WORK TO DO. Retype only the lines from the one containing "Write a Python" through the one containing "plt.rcParams['font.family'] = ['Noto", both included, word for word. Pictures stay out of the copy.

-------------------------

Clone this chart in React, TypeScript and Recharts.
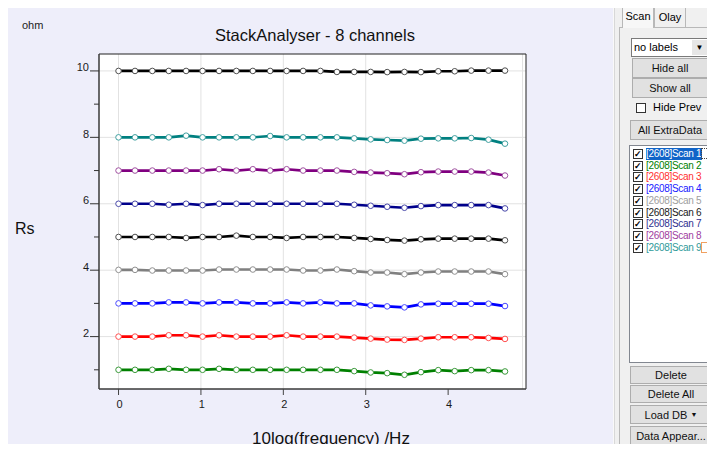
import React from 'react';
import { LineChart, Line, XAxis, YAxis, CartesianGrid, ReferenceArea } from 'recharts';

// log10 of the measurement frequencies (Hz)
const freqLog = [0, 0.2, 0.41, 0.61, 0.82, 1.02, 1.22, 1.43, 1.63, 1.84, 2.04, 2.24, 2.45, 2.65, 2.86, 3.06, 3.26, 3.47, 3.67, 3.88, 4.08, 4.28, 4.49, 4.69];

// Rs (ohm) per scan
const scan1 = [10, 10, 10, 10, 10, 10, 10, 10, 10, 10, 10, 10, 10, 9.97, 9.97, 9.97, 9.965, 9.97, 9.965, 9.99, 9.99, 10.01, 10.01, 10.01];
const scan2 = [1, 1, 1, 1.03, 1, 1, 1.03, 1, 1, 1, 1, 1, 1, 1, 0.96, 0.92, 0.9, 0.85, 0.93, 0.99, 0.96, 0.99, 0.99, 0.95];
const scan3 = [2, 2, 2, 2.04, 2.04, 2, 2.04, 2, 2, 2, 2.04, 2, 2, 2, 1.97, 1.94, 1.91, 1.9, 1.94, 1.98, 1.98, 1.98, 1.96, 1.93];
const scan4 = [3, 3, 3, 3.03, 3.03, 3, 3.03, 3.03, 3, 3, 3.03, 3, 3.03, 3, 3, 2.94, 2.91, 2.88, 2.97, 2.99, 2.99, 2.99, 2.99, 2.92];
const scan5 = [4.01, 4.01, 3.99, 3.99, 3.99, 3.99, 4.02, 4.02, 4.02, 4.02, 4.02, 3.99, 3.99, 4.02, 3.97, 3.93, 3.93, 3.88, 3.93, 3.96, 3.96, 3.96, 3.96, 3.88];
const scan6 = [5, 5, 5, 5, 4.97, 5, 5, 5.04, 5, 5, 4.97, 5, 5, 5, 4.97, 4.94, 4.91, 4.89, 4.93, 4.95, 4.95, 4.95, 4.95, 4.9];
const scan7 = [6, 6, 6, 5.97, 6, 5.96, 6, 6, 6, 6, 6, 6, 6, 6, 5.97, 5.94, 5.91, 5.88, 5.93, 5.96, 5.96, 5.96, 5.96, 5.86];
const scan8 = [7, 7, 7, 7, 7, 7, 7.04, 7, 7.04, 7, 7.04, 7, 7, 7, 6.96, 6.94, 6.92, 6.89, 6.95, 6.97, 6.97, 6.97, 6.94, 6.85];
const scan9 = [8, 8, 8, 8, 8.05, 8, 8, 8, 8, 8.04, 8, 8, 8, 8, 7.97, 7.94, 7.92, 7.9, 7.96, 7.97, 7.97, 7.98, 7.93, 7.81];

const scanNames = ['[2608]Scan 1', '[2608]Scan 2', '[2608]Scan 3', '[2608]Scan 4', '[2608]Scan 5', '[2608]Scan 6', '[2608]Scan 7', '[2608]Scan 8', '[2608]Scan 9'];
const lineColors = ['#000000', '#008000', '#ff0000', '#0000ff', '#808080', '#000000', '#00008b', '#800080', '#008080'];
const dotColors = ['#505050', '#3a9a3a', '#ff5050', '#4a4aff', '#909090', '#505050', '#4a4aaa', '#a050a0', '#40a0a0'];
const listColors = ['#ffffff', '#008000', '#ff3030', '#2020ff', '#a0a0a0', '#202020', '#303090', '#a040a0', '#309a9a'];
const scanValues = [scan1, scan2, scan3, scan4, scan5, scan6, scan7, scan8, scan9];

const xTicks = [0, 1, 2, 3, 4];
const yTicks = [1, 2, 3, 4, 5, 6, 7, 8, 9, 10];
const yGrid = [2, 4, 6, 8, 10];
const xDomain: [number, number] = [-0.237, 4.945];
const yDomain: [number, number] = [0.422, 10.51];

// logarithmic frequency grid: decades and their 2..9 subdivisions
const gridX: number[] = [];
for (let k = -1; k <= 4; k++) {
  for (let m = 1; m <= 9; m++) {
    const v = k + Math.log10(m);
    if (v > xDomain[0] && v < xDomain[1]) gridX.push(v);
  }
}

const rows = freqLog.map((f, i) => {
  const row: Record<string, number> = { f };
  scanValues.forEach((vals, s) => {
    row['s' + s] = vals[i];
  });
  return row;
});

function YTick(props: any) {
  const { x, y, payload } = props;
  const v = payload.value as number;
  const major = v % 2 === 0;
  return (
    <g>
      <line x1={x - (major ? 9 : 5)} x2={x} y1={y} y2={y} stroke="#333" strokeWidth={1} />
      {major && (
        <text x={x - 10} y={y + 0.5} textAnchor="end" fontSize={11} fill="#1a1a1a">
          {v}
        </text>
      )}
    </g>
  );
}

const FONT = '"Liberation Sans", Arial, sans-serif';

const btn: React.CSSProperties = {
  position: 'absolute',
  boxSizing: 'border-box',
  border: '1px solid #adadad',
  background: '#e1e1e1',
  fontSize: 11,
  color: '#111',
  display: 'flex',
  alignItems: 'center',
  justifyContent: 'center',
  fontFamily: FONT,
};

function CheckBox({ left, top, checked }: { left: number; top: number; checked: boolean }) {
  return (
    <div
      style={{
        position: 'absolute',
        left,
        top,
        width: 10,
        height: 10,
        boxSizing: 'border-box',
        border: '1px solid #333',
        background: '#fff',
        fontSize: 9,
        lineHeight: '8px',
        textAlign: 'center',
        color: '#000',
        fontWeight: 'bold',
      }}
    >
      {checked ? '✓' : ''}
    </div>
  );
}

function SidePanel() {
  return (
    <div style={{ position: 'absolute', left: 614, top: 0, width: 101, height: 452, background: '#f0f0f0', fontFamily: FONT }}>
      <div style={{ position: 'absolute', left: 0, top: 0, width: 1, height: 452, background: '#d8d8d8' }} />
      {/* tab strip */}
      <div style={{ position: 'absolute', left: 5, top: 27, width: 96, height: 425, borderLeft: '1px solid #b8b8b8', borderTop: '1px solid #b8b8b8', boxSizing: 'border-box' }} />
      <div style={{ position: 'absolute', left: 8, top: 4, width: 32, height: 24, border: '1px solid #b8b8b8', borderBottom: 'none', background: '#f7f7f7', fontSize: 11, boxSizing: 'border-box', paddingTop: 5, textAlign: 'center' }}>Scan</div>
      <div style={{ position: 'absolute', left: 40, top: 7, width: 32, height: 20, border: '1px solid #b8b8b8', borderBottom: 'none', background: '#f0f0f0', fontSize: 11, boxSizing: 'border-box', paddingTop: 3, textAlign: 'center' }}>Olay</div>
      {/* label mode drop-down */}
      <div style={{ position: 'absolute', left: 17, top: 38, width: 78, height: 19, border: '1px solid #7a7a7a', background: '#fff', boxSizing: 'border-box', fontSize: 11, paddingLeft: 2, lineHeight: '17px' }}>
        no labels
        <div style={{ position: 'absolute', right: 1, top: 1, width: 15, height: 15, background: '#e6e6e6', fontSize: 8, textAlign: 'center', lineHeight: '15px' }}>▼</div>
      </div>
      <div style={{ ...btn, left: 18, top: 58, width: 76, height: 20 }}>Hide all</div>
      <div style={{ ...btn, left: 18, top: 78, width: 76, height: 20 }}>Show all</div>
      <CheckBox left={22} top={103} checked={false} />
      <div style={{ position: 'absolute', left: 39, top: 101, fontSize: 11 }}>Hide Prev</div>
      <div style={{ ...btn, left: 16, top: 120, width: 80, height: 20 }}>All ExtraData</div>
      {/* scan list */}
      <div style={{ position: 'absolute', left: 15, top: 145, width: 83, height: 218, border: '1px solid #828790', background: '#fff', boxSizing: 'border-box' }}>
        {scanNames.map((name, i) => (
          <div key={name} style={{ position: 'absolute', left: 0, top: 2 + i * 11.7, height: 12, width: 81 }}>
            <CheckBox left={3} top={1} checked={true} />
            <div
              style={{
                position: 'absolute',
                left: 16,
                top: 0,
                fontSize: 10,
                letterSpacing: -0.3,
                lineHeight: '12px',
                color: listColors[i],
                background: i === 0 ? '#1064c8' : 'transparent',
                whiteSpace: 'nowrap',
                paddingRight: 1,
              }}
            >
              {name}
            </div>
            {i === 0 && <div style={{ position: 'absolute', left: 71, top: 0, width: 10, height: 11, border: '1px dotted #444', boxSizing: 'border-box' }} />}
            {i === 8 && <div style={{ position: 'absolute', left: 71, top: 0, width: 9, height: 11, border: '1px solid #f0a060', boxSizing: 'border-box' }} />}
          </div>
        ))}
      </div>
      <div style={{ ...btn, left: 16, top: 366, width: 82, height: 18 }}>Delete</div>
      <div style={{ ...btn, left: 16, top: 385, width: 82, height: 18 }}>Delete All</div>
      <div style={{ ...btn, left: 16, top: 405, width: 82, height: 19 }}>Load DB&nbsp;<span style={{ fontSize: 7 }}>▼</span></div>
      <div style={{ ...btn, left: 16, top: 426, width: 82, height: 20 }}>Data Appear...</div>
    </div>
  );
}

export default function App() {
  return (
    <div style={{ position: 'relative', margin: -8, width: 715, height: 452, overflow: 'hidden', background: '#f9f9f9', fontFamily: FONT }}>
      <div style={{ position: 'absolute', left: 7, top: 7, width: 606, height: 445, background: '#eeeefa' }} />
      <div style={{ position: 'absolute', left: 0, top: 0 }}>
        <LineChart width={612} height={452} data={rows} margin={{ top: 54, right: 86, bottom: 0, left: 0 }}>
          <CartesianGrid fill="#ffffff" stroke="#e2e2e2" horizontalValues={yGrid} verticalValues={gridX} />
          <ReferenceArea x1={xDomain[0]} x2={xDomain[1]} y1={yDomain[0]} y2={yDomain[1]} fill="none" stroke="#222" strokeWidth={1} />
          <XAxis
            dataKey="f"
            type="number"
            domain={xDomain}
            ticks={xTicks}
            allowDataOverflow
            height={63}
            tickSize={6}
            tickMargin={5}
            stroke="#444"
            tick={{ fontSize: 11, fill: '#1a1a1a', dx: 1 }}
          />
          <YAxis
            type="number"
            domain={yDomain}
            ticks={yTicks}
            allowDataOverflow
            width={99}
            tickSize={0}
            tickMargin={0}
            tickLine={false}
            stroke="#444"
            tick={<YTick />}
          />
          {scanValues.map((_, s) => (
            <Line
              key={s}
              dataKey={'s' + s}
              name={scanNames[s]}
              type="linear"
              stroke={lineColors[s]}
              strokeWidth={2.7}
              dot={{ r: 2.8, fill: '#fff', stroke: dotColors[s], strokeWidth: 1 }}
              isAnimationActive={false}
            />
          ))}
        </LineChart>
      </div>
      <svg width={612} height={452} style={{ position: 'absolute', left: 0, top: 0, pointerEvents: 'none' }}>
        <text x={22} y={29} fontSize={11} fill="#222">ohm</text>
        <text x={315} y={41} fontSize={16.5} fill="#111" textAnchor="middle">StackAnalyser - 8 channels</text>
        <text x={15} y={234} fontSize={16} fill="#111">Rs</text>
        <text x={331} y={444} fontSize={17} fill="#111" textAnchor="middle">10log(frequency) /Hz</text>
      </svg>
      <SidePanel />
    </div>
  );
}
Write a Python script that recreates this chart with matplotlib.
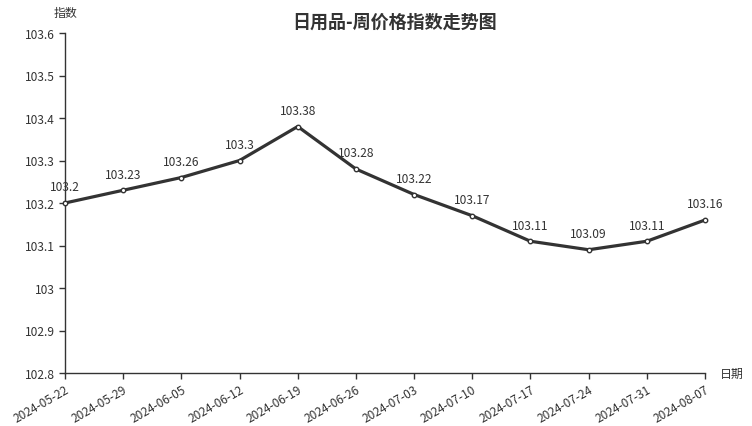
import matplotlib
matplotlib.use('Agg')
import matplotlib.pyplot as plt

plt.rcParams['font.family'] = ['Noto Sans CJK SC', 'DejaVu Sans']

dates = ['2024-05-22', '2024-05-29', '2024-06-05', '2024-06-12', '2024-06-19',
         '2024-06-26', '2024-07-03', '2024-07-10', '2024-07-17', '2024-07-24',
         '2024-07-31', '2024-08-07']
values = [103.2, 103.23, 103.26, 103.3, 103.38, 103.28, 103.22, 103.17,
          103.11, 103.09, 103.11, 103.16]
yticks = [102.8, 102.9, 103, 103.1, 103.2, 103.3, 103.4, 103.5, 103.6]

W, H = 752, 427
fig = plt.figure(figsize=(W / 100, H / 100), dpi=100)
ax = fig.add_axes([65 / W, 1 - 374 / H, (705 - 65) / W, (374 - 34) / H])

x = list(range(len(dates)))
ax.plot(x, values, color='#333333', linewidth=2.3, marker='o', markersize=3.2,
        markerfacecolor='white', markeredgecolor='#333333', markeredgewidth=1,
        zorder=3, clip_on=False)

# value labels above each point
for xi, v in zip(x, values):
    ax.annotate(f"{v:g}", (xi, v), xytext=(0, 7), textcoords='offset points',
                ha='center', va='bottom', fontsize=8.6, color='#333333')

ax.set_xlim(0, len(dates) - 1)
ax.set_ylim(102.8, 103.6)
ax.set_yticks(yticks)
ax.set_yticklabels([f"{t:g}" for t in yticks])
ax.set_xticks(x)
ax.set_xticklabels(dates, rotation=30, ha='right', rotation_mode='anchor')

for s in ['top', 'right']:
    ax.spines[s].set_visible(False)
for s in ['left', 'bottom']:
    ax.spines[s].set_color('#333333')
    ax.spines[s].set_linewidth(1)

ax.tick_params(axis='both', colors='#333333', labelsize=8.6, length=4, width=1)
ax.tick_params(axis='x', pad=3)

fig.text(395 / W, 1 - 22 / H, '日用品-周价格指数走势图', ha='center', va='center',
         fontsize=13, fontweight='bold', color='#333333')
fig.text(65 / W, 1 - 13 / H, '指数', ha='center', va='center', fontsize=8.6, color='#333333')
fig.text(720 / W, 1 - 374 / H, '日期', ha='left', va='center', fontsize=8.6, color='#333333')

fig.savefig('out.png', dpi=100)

-------------------------

COMPLETED TASK.
Write a Python script that recreates this chart with matplotlib.
import matplotlib
matplotlib.use('Agg')
import matplotlib.pyplot as plt

plt.rcParams['font.family'] = ['Noto Sans CJK SC', 'DejaVu Sans']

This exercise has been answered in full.